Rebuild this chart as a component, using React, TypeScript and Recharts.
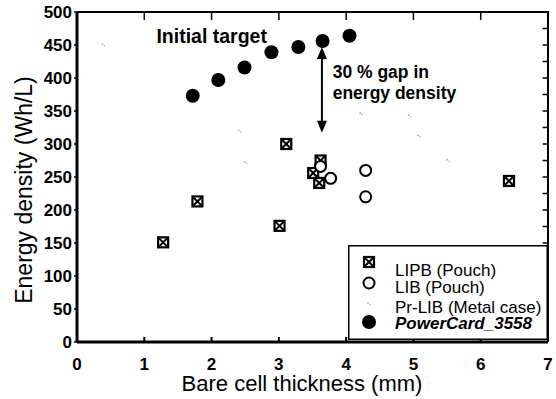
import React from "react";
import {
  ScatterChart,
  Scatter,
  XAxis,
  YAxis,
  Legend,
  CartesianGrid,
  ReferenceLine,
  ReferenceDot,
  Label,
} from "recharts";

// LIPB (Pouch)
const lipbX = [1.28, 1.79, 3.01, 3.11, 3.51, 3.6, 3.62, 6.42];
const lipbY = [151, 213, 176, 300, 256, 241, 275, 244];
// LIB (Pouch)
const libX = [3.62, 3.77, 4.29, 4.29];
const libY = [266, 248, 260, 220];
// Pr-LIB (Metal case)
const prlibX = [0.38, 2.4, 2.49, 4.21, 4.93, 5.07, 5.5];
const prlibY = [451, 321, 273, 347, 344, 313, 276];
// PowerCard_3558
const pcX = [1.72, 2.1, 2.49, 2.89, 3.29, 3.65, 4.05];
const pcY = [373, 397, 416, 439, 447, 456, 464];

const xTicks = [0, 1, 2, 3, 4, 5, 6, 7];
const yTicks = [0, 50, 100, 150, 200, 250, 300, 350, 400, 450, 500];
const yMinorTicks = [25, 50, 75, 100, 125, 150, 175, 200, 225, 250, 275, 300, 325, 350, 375, 400, 425, 450, 475];

const zip = (xs: number[], ys: number[]) => xs.map((x, i) => ({ x, y: ys[i] }));

const FONT = "'Liberation Sans', Arial, sans-serif";

const SquareX = ({ cx, cy }: any) => (
  <g>
    <rect x={cx - 5} y={cy - 5} width={10} height={10} fill="#fff" stroke="#000" strokeWidth={2.2} />
    <line x1={cx - 4} y1={cy - 4} x2={cx + 4} y2={cy + 4} stroke="#000" strokeWidth={2} />
    <line x1={cx - 4} y1={cy + 4} x2={cx + 4} y2={cy - 4} stroke="#000" strokeWidth={2} />
  </g>
);
const OpenCircle = ({ cx, cy }: any) => (
  <circle cx={cx} cy={cy} r={5.5} fill="#fff" stroke="#000" strokeWidth={2} />
);
const Speck = ({ cx, cy }: any) => (
  <g fill="#b5b5b5">
    <circle cx={cx} cy={cy} r={1} />
    <circle cx={cx + 2} cy={cy + 1.5} r={0.8} />
  </g>
);
const FilledCircle = ({ cx, cy }: any) => <circle cx={cx} cy={cy} r={7} fill="#000" />;

const ArrowUp = ({ cx, cy }: any) => (
  <path d={`M${cx},${cy} L${cx - 5},${cy + 12} L${cx + 5},${cy + 12} Z`} fill="#000" />
);
const ArrowDown = ({ cx, cy }: any) => (
  <path d={`M${cx},${cy} L${cx - 5},${cy - 12} L${cx + 5},${cy - 12} Z`} fill="#000" />
);
const textShape = (s: string, size: number) => ({ cx, cy }: any) => (
  <text x={cx} y={cy} fontFamily={FONT} fontWeight="bold" fontSize={size} fill="#000">
    {s}
  </text>
);

const LegendBox = () => (
  <svg width={200} height={95} style={{ display: "block" }}>
    <rect x={0.75} y={0.75} width={198.5} height={93.5} fill="#fff" stroke="#000" strokeWidth={1.5} />
    <SquareX cx={21} cy={17} />
    <OpenCircle cx={21} cy={38} />
    <Speck cx={20} cy={58} />
    <FilledCircle cx={21} cy={77} />
    <g fontFamily={FONT} fontSize={17} fill="#000">
      <text x={47} y={31}>LIPB (Pouch)</text>
      <text x={47} y={48}>LIB (Pouch)</text>
      <text x={47} y={68}>Pr-LIB (Metal case)</text>
      <text x={47} y={84} fontWeight="bold" fontStyle="italic">PowerCard_3558</text>
    </g>
  </svg>
);

export default function App() {
  return (
    <div style={{ position: "absolute", left: 0, top: 0, width: 556, height: 399, background: "#fff" }}>
      <ScatterChart width={556} height={399} margin={{ top: 12, right: 8, bottom: 7, left: 0 }}>
        {/* top and right frame edges */}
        <CartesianGrid
          horizontalValues={[500]}
          verticalValues={[7]}
          stroke="#000"
          strokeWidth={2}
          strokeOpacity={1}
        />
        <XAxis
          type="number"
          dataKey="x"
          domain={[0, 7]}
          ticks={xTicks}
          interval={0}
          height={50}
          axisLine={{ stroke: "#000", strokeWidth: 3 }}
          tickLine={{ stroke: "#000", strokeWidth: 2 }}
          tickSize={-5}
          tickMargin={21}
          tick={{ fill: "#000", fontSize: 17, fontWeight: "bold", fontFamily: FONT }}
        >
          <Label
            content={() => (
              <text x={302} y={391} textAnchor="middle" fontFamily={FONT} fontSize={22} fill="#000">
                Bare cell thickness (mm)
              </text>
            )}
          />
        </XAxis>
        <YAxis
          type="number"
          dataKey="y"
          domain={[0, 500]}
          ticks={yTicks}
          interval={0}
          width={77}
          axisLine={{ stroke: "#000", strokeWidth: 3 }}
          tickLine={{ stroke: "#000", strokeWidth: 1.5 }}
          tickSize={3}
          tickMargin={2}
          tick={{ fill: "#000", fontSize: 17, fontWeight: "bold", fontFamily: FONT }}
        >
          <Label
            content={() => (
              <text
                x={32}
                y={190}
                transform="rotate(-90 32 190)"
                textAnchor="middle"
                fontFamily={FONT}
                fontSize={23}
                fill="#000"
              >
                Energy density (Wh/L)
              </text>
            )}
          />
        </YAxis>

        <Scatter name="Pr-LIB (Metal case)" data={zip(prlibX, prlibY)} shape={<Speck />} isAnimationActive={false} />
        <Scatter name="LIPB (Pouch)" data={zip(lipbX, lipbY)} shape={<SquareX />} isAnimationActive={false} />
        <Scatter name="LIB (Pouch)" data={zip(libX, libY)} shape={<OpenCircle />} isAnimationActive={false} />
        <Scatter name="PowerCard_3558" data={zip(pcX, pcY)} shape={<FilledCircle />} isAnimationActive={false} />

        <ReferenceLine y={500} stroke="#000" strokeWidth={2} ifOverflow="visible" />
        <ReferenceLine x={7} stroke="#000" strokeWidth={2} ifOverflow="visible" />

        {/* inward ticks on the top and right frame edges */}
        {xTicks.slice(1, -1).map((t) => (
          <ReferenceLine
            key={`tt${t}`}
            segment={[
              { x: t, y: 499.5 },
              { x: t, y: 488 },
            ]}
            stroke="#000"
            strokeWidth={1.5}
          />
        ))}
        {yMinorTicks.map((t) => (
          <ReferenceLine
            key={`rt${t}`}
            segment={[
              { x: 6.92, y: t },
              { x: 6.995, y: t },
            ]}
            stroke="#000"
            strokeWidth={1.5}
          />
        ))}

        <ReferenceLine
          segment={[
            { x: 3.64, y: 438 },
            { x: 3.64, y: 326 },
          ]}
          stroke="#000"
          strokeWidth={2}
        />
        <ReferenceDot x={3.64} y={447} shape={<ArrowUp />} />
        <ReferenceDot x={3.64} y={317} shape={<ArrowDown />} />
        <ReferenceDot x={1.18} y={453} shape={textShape("Initial target", 19.5)} />
        <ReferenceDot x={3.8} y={400} shape={textShape("30 % gap in", 17.5)} />
        <ReferenceDot x={3.8} y={368} shape={textShape("energy density", 17.5)} />
        <Legend
          layout="horizontal"
          verticalAlign="middle"
          align="center"
          content={() => <LegendBox />}
          wrapperStyle={{ left: 348, top: 245, width: 200, height: 95 }}
        />
      </ScatterChart>
      {/* top and right edges of the plot frame */}
      <div
        style={{
          position: "absolute",
          left: 77,
          top: 11,
          width: 472,
          height: 331,
          borderTop: "2px solid #000",
          borderRight: "2px solid #000",
          boxSizing: "border-box",
          pointerEvents: "none",
        }}
      />
    </div>
  );
}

- - - - -

### [What you have to do]
Omit any images, then output the listing exactly.

### [Exercise output]
Rebuild this chart as a component, using React, TypeScript and Recharts.
import React from "react";
import {
  ScatterChart,
  Scatter,
  XAxis,
  YAxis,
  Legend,
  CartesianGrid,
  ReferenceLine,
  ReferenceDot,
  Label,
} from "recharts";

// LIPB (Pouch)
const lipbX = [1.28, 1.79, 3.01, 3.11, 3.51, 3.6, 3.62, 6.42];
const lipbY = [151, 213, 176, 300, 256, 241, 275, 244];
// LIB (Pouch)
const libX = [3.62, 3.77, 4.29, 4.29];
const libY = [266, 248, 260, 220];
// Pr-LIB (Metal case)
const prlibX = [0.38, 2.4, 2.49, 4.21, 4.93, 5.07, 5.5];
const prlibY = [451, 321, 273, 347, 344, 313, 276];
// PowerCard_3558
const pcX = [1.72, 2.1, 2.49, 2.89, 3.29, 3.65, 4.05];
const pcY = [373, 397, 416, 439, 447, 456, 464];

const xTicks = [0, 1, 2, 3, 4, 5, 6, 7];
const yTicks = [0, 50, 100, 150, 200, 250, 300, 350, 400, 450, 500];
const yMinorTicks = [25, 50, 75, 100, 125, 150, 175, 200, 225, 250, 275, 300, 325, 350, 375, 400, 425, 450, 475];

const zip = (xs: number[], ys: number[]) => xs.map((x, i) => ({ x, y: ys[i] }));

const FONT = "'Liberation Sans', Arial, sans-serif";

const SquareX = ({ cx, cy }: any) => (
  <g>
    <rect x={cx - 5} y={cy - 5} width={10} height={10} fill="#fff" stroke="#000" strokeWidth={2.2} />
    <line x1={cx - 4} y1={cy - 4} x2={cx + 4} y2={cy + 4} stroke="#000" strokeWidth={2} />
    <line x1={cx - 4} y1={cy + 4} x2={cx + 4} y2={cy - 4} stroke="#000" strokeWidth={2} />
  </g>
);
const OpenCircle = ({ cx, cy }: any) => (
  <circle cx={cx} cy={cy} r={5.5} fill="#fff" stroke="#000" strokeWidth={2} />
);
const Speck = ({ cx, cy }: any) => (
  <g fill="#b5b5b5">
    <circle cx={cx} cy={cy} r={1} />
    <circle cx={cx + 2} cy={cy + 1.5} r={0.8} />
  </g>
);
const FilledCircle = ({ cx, cy }: any) => <circle cx={cx} cy={cy} r={7} fill="#000" />;

const ArrowUp = ({ cx, cy }: any) => (
  <path d={`M${cx},${cy} L${cx - 5},${cy + 12} L${cx + 5},${cy + 12} Z`} fill="#000" />
);
const ArrowDown = ({ cx, cy }: any) => (
  <path d={`M${cx},${cy} L${cx - 5},${cy - 12} L${cx + 5},${cy - 12} Z`} fill="#000" />
);
const textShape = (s: string, size: number) => ({ cx, cy }: any) => (
  <text x={cx} y={cy} fontFamily={FONT} fontWeight="bold" fontSize={size} fill="#000">
    {s}
  </text>
);

const LegendBox = () => (
  <svg width={200} height={95} style={{ display: "block" }}>
    <rect x={0.75} y={0.75} width={198.5} height={93.5} fill="#fff" stroke="#000" strokeWidth={1.5} />
    <SquareX cx={21} cy={17} />
    <OpenCircle cx={21} cy={38} />
    <Speck cx={20} cy={58} />
    <FilledCircle cx={21} cy={77} />
    <g fontFamily={FONT} fontSize={17} fill="#000">
      <text x={47} y={31}>LIPB (Pouch)</text>
      <text x={47} y={48}>LIB (Pouch)</text>
      <text x={47} y={68}>Pr-LIB (Metal case)</text>
      <text x={47} y={84} fontWeight="bold" fontStyle="italic">PowerCard_3558</text>
    </g>
  </svg>
);

export default function App() {
  return (
    <div style={{ position: "absolute", left: 0, top: 0, width: 556, height: 399, background: "#fff" }}>
      <ScatterChart width={556} height={399} margin={{ top: 12, right: 8, bottom: 7, left: 0 }}>
        {/* top and right frame edges */}
        <CartesianGrid
          horizontalValues={[500]}
          verticalValues={[7]}
          stroke="#000"
          strokeWidth={2}
          strokeOpacity={1}
        />
        <XAxis
          type="number"
          dataKey="x"
          domain={[0, 7]}
          ticks={xTicks}
          interval={0}
          height={50}
          axisLine={{ stroke: "#000", strokeWidth: 3 }}
          tickLine={{ stroke: "#000", strokeWidth: 2 }}
          tickSize={-5}
          tickMargin={21}
          tick={{ fill: "#000", fontSize: 17, fontWeight: "bold", fontFamily: FONT }}
        >
          <Label
            content={() => (
              <text x={302} y={391} textAnchor="middle" fontFamily={FONT} fontSize={22} fill="#000">
                Bare cell thickness (mm)
              </text>
            )}
          />
        </XAxis>
        <YAxis
          type="number"
          dataKey="y"
          domain={[0, 500]}
          ticks={yTicks}
          interval={0}
          width={77}
          axisLine={{ stroke: "#000", strokeWidth: 3 }}
          tickLine={{ stroke: "#000", strokeWidth: 1.5 }}
          tickSize={3}
          tickMargin={2}
          tick={{ fill: "#000", fontSize: 17, fontWeight: "bold", fontFamily: FONT }}
        >
          <Label
            content={() => (
              <text
                x={32}
                y={190}
                transform="rotate(-90 32 190)"
                textAnchor="middle"
                fontFamily={FONT}
                fontSize={23}
                fill="#000"
              >
                Energy density (Wh/L)
              </text>
            )}
          />
        </YAxis>

        <Scatter name="Pr-LIB (Metal case)" data={zip(prlibX, prlibY)} shape={<Speck />} isAnimationActive={false} />
        <Scatter name="LIPB (Pouch)" data={zip(lipbX, lipbY)} shape={<SquareX />} isAnimationActive={false} />
        <Scatter name="LIB (Pouch)" data={zip(libX, libY)} shape={<OpenCircle />} isAnimationActive={false} />
        <Scatter name="PowerCard_3558" data={zip(pcX, pcY)} shape={<FilledCircle />} isAnimationActive={false} />

        <ReferenceLine y={500} stroke="#000" strokeWidth={2} ifOverflow="visible" />
        <ReferenceLine x={7} stroke="#000" strokeWidth={2} ifOverflow="visible" />

        {/* inward ticks on the top and right frame edges */}
        {xTicks.slice(1, -1).map((t) => (
          <ReferenceLine
            key={`tt${t}`}
            segment={[
              { x: t, y: 499.5 },
              { x: t, y: 488 },
            ]}
            stroke="#000"
            strokeWidth={1.5}
          />
        ))}
        {yMinorTicks.map((t) => (
          <ReferenceLine
            key={`rt${t}`}
            segment={[
              { x: 6.92, y: t },
              { x: 6.995, y: t },
            ]}
            stroke="#000"
            strokeWidth={1.5}
          />
        ))}

        <ReferenceLine
          segment={[
            { x: 3.64, y: 438 },
            { x: 3.64, y: 326 },
          ]}
          stroke="#000"
          strokeWidth={2}
        />
        <ReferenceDot x={3.64} y={447} shape={<ArrowUp />} />
        <ReferenceDot x={3.64} y={317} shape={<ArrowDown />} />
        <ReferenceDot x={1.18} y={453} shape={textShape("Initial target", 19.5)} />
        <ReferenceDot x={3.8} y={400} shape={textShape("30 % gap in", 17.5)} />
        <ReferenceDot x={3.8} y={368} shape={textShape("energy density", 17.5)} />
        <Legend
          layout="horizontal"
          verticalAlign="middle"
          align="center"
          content={() => <LegendBox />}
          wrapperStyle={{ left: 348, top: 245, width: 200, height: 95 }}
        />
      </ScatterChart>
      {/* top and right edges of the plot frame */}
      <div
        style={{
          position: "absolute",
          left: 77,
          top: 11,
          width: 472,
          height: 331,
          borderTop: "2px solid #000",
          borderRight: "2px solid #000",
          boxSizing: "border-box",
          pointerEvents: "none",
        }}
      />
    </div>
  );
}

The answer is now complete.